Apple Intelligence not training on data from many major sites: report

The foundation models that train Apple’s (NASDAQ:AAPL) artificial intelligence, Apple Intelligence, are not training on data from a number of major websites, Wired reported.
The list of major websites that have opted to exclude their data from Apple’s AI training include: Facebook, Instagram, Craigslist, Tumblr, The New York Times, The Financial Times, The Atlantic, Vox Media, USA Today’s network and Condé Nast (which owns Wired), the news outlet added.
Apple did not immediately respond to a request for comment from Seeking Alpha.
Several of the aforementioned news outlets, including The Financial Times, The Atlantic and Vox Media, have signed deals with ChatGPT creator OpenAI that allows OpenAI to train its models on their content. Conversely, The New York Times (NYT) is suing OpenAI and its backer Microsoft (MSFT) for alleged copyright infringement.

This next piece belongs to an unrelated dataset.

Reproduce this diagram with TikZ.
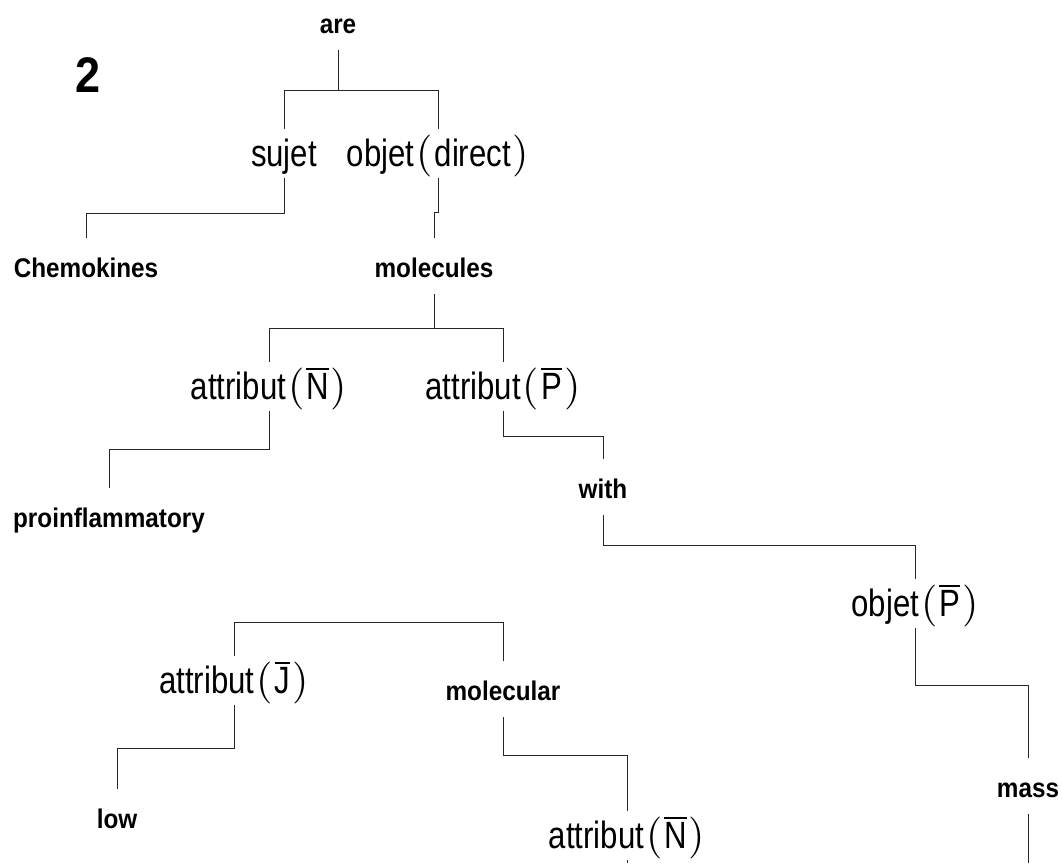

Apple said in June that its Apple Intelligence uses its web crawler, Apple Bot, to train on “licensed” data and publicly available data, though it also allows web publishers to opt out.
Apple also has a secondary web crawler, Applebot-Extended. “With Applebot-Extended, web publishers can choose to opt out of their website content being used to train Apple’s foundation models powering generative AI features across Apple products, including Apple Intelligence, Services, and Developer Tools,” Apple said.